Moreover, in the series of interviews published, the book presents a string of attempts – a failed one though – at nation-building in Nigeria. The challenges at nation–building, the issue of leadership, the matters of corruption, greed, ineptitude, conflict and competition for power, the abuse of power, etc., are presented for our leaders and politicians to learn from history and correct the course of a repeat of our inglorious past. For those singing and dancing to the drums of war-mongers in Nigeria, the interview with Pa Jen, a first and second world war veteran, gives a conclusion to the matter. War is evil, it destroys only. Read it up in this book.
Journalists, because of space constraints in the print, have fashioned a unique way of writing, which succinctly puts the information across, and addresses the essentials needed by the reading Public.

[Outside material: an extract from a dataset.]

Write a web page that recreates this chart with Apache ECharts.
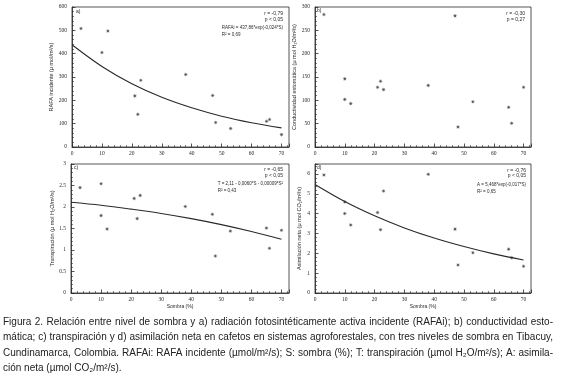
<!DOCTYPE html>
<html>
<head>
<meta charset="utf-8">
<script src="https://cdn.jsdelivr.net/npm/echarts@6/dist/echarts.min.js"></script>
<style>
  html, body { margin: 0; padding: 0; background: #fff; }
</style>
</head>
<body>
<div id="main" style="width:580px;height:378px;"></div>
<script type="text/javascript">
// niveles de sombra (%) de cada punto
var sombraA = [3, 10, 12, 21, 22, 23, 38, 47, 48, 53, 65, 66, 70];
var sombra = [3, 10, 10, 12, 21, 22, 23, 38, 47, 48, 53, 65, 66, 70];
// a) RAFA incidente
var rafai = [508, 405, 497, 219, 140, 286, 311, 221, 105, 79, 110, 118, 53];
// b) conductividad estomatica
var conductividad = [284, 146, 102, 93, 128, 141, 123, 132, 281, 43, 97, 85, 51, 128];
// c) transpiracion
var transpiracion = [2.45, 2.54, 1.80, 1.49, 2.20, 1.73, 2.27, 2.01, 1.83, 0.86, 1.44, 1.51, 1.04, 1.46];
// d) asimilacion neta
var asimilacion = [5.95, 4.59, 4.01, 3.43, 4.06, 3.19, 5.14, 5.98, 3.22, 1.41, 2.03, 2.21, 1.78, 1.35];
// curvas ajustadas
var curvaS = [0, 10, 20, 30, 40, 50, 60, 70];
var curvaA = [438, 345, 271, 213, 168, 132, 104, 82];
var curvaC = [2.11, 2.04, 1.95, 1.85, 1.73, 1.59, 1.43, 1.25];
var curvaD = [5.47, 4.61, 3.89, 3.28, 2.77, 2.34, 1.97, 1.66];

var nombresY = [
    'RAFA incidente (μ mol/m²/s)',
    'Conductividad estomática (μ mol H₂O/m²/s)',
    'Transpiración (μ mol H₂O/m²/s)',
    'Asimilación neta (μ mol CO₂/m²/s)'
];
var leyenda = [
    ['r = -0,79', 'p < 0,05', 'RAFAi = 437,86*exp(-0,024*S)', 'R² = 0,69'],
    ['r = -0,30', 'p = 0,27'],
    ['r = -0,65', 'p < 0,05', 'T = 2,11 - 0,0060*S - 0,00009*S²', 'R² = 0,43'],
    ['r = -0,76', 'p < 0,05', 'A = 5,468*exp(-0,017*S)', 'R² = 0,65']
];
var leyendaCaption = [
    'Figura 2. Relación entre nivel de sombra y a) radiación fotosintéticamente activa incidente (RAFAi); b) conductividad esto-',
    'mática; c) transpiración y d) asimilación neta en cafetos en sistemas agroforestales, con tres niveles de sombra en Tibacuy,',
    'Cundinamarca, Colombia. RAFAi: RAFA incidente (µmol/m²/s); S: sombra (%); T: transpiración (µmol H₂O/m²/s); A: asimila-',
    'ción neta (µmol CO₂/m²/s).'
];

var serif = '"Liberation Serif", "DejaVu Serif", serif';
var sans = '"Liberation Sans", Arial, "DejaVu Sans", sans-serif';
var ink = '#2a2a2a';

function pares(xs, ys) {
    return xs.map(function (x, i) { return [x, ys[i]]; });
}

// asterisco de 8 puntas para los puntos
function estrella() {
    var p = [];
    for (var k = 0; k < 16; k++) {
        var r = k % 2 ? 0.38 : 1;
        var a = k * Math.PI / 8;
        p.push((10 + 10 * r * Math.cos(a)).toFixed(2) + ' ' + (10 + 10 * r * Math.sin(a)).toFixed(2));
    }
    return 'path://M' + p.join(' L') + ' Z';
}
var simbolo = estrella();

var grids = [
    {left: 72, top: 7, width: 217, height: 140},
    {left: 315, top: 7, width: 216, height: 140},
    {left: 71, top: 164, width: 218, height: 129},
    {left: 315, top: 164, width: 216, height: 129}
];
grids.forEach(function (g) {
    g.show = true;
    g.borderColor = ink;
    g.borderWidth = 0.8;
    g.outerBoundsMode = 'none';
});

function ejeX(i, conNombre) {
    return {
        type: 'value', gridIndex: i, min: 0, max: 72.5, interval: 10,
        name: conNombre ? 'Sombra (%)' : '', nameLocation: 'middle', nameGap: 9,
        nameTextStyle: {fontFamily: sans, fontSize: 5, color: ink},
        axisLine: {show: true, lineStyle: {color: ink, width: 0.8}},
        axisTick: {show: true, inside: true, length: 3.5, lineStyle: {color: ink, width: 0.8}},
        minorTick: {show: true, splitNumber: 5, length: 2, lineStyle: {color: ink, width: 0.6}},
        axisLabel: {fontFamily: serif, fontSize: 5.5, color: ink, margin: 4, showMaxLabel: false},
        splitLine: {show: false}, minorSplitLine: {show: false}
    };
}
function ejeY(i, max, interval, gap, decimales) {
    return {
        type: 'value', gridIndex: i, min: 0, max: max, interval: interval,
        name: nombresY[i], nameLocation: 'middle', nameGap: gap,
        nameTextStyle: {fontFamily: sans, fontSize: 5.5, color: ink},
        axisLine: {show: true, lineStyle: {color: ink, width: 0.8}},
        axisTick: {show: true, inside: true, length: 3.5, lineStyle: {color: ink, width: 0.8}},
        minorTick: {show: true, splitNumber: 5, length: 2, lineStyle: {color: ink, width: 0.6}},
        axisLabel: {fontFamily: serif, fontSize: 5.5, color: ink, margin: 5,
            showMaxLabel: max % interval === 0,
            formatter: function (v) { return decimales ? String(v) : String(Math.round(v)); }},
        splitLine: {show: false}, minorSplitLine: {show: false}
    };
}

function puntos(i, xs, ys) {
    return {
        type: 'scatter', xAxisIndex: i, yAxisIndex: i, data: pares(xs, ys),
        symbol: simbolo, symbolSize: 4.5, itemStyle: {color: ink}, silent: true
    };
}
function curva(i, ys) {
    return {
        type: 'line', xAxisIndex: i, yAxisIndex: i, data: pares(curvaS, ys),
        smooth: 0.35, showSymbol: false, lineStyle: {color: ink, width: 1.1}, silent: true
    };
}

var ctx = document.createElement('canvas').getContext('2d');

// textos de cada panel: letra, r y p (a la derecha), ecuacion y R2
var graficos = [];
var letras = ['a)', 'b)', 'c)', 'd)'];
var posLetra = [[76, 12], [317, 11], [74, 168], [317, 168]];
var derecha = [283, 525, 283, 526];
var arriba = [14, 14, 170, 170.5];
var fuenteLey = '5px ' + sans;
var fuenteEc = '4.5px ' + sans;
letras.forEach(function (l, i) {
    graficos.push({type: 'text', x: posLetra[i][0], y: posLetra[i][1],
        style: {text: l, font: fuenteLey, fill: ink, verticalAlign: 'middle'}});
    var ley = leyenda[i];
    graficos.push({type: 'text', x: derecha[i], y: arriba[i],
        style: {text: ley[0], font: fuenteLey, fill: ink, align: 'right', verticalAlign: 'middle'}});
    graficos.push({type: 'text', x: derecha[i], y: arriba[i] + 5.5,
        style: {text: ley[1], font: fuenteLey, fill: ink, align: 'right', verticalAlign: 'middle'}});
    if (ley.length > 2) {
        ctx.font = fuenteEc;
        var inicio = derecha[i] - ctx.measureText(ley[2]).width;
        graficos.push({type: 'text', x: inicio, y: arriba[i] + 14,
            style: {text: ley[2], font: fuenteEc, fill: ink, verticalAlign: 'middle'}});
        graficos.push({type: 'text', x: inicio, y: arriba[i] + 21,
            style: {text: ley[3], font: fuenteEc, fill: ink, verticalAlign: 'middle'}});
    }
});

// leyenda de la figura, justificada palabra por palabra
var fuenteCaption = '10px ' + sans;
ctx.font = fuenteCaption;
var capX = 3, capW = 550, capY = [322, 337.5, 353, 368.5];
leyendaCaption.forEach(function (linea, j) {
    var palabras = linea.split(' ');
    var anchos = palabras.map(function (w) { return ctx.measureText(w).width; });
    var total = anchos.reduce(function (a, b) { return a + b; }, 0);
    var justificar = j < leyendaCaption.length - 1;
    var hueco = justificar ? (capW - total) / (palabras.length - 1) : ctx.measureText(' ').width;
    var x = capX;
    palabras.forEach(function (w, k) {
        graficos.push({type: 'text', x: x, y: capY[j],
            style: {text: w, font: fuenteCaption, fill: '#222', verticalAlign: 'middle'}});
        x += anchos[k] + hueco;
    });
});

var chart = echarts.init(document.getElementById('main'), null, {renderer: 'canvas'});
chart.setOption({
    animation: false,
    backgroundColor: '#fff',
    grid: grids,
    xAxis: [ejeX(0, false), ejeX(1, false), ejeX(2, true), ejeX(3, true)],
    yAxis: [
        ejeY(0, 600, 100, 17, false),
        ejeY(1, 300, 50, 15, false),
        ejeY(2, 3, 0.5, 13, true),
        ejeY(3, 6.5, 1, 13, false)
    ],
    series: [
        puntos(0, sombraA, rafai), curva(0, curvaA),
        puntos(1, sombra, conductividad),
        puntos(2, sombra, transpiracion), curva(2, curvaC),
        puntos(3, sombra, asimilacion), curva(3, curvaD)
    ],
    graphic: graficos
});
</script>
</body>
</html>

Journalistic writing tools and style, I am educated, are captured in the five Ws and H – WHO did WHAT, WHEN, WHERE, WHY and HOW? I have seen a generous dose of this deployment throughout the length and breadth of this book. It is a nice piece of journalistic artistry.
The ultimate goal of every journalist is to serve as a catalyst for societal development and advancement. This is done by giving ‘voice’ to the voiceless, highlighting the cause of the oppressed, defending the defenceless, challenging the ‘status quo’ and holding government accountable to the people.
From the ordeal of Citizen Ibrahim Abiodun in the land of liberty, the Ifowodo episode, to the Tongedi Island neglect and abandonment, Letters from the Street has attained the ultimate – from my point of view – in the quest for societal change for the better.
The book has come at the right time to provide deeper and better perspectives to our struggle as a nation on the way to nationhood. As a matter of fact, as politicians jostle for 2019, we see a repeat of those issues and events that characterised the days of the Babangida and Abacha transitions and self-succession attempts.
The catch is, whether at all as a people, we have learnt from history. The spate of insecurity in the land, the state of the economy, the level of poverty and hunger in the land, have challenged each and everyone of us to re-dedicate ourselves to the cause of common good and societal development. This, in my opinion is what Semiu Okanlawon has set to do by putting together this book at this auspicious time in history.
I, therefore, commend Letters from the Street as a reference material for students and scholars alike in history, politics, law, arts, and, in fact, all fields of human endeavour and all those genuinely committed to a better Nigeria.
Jeleel Ojuade, a professor, is director, Advancement Centre, University of Ilorin, Nigeria and president, Association of Dance Professionals and Scholars in Nigeria.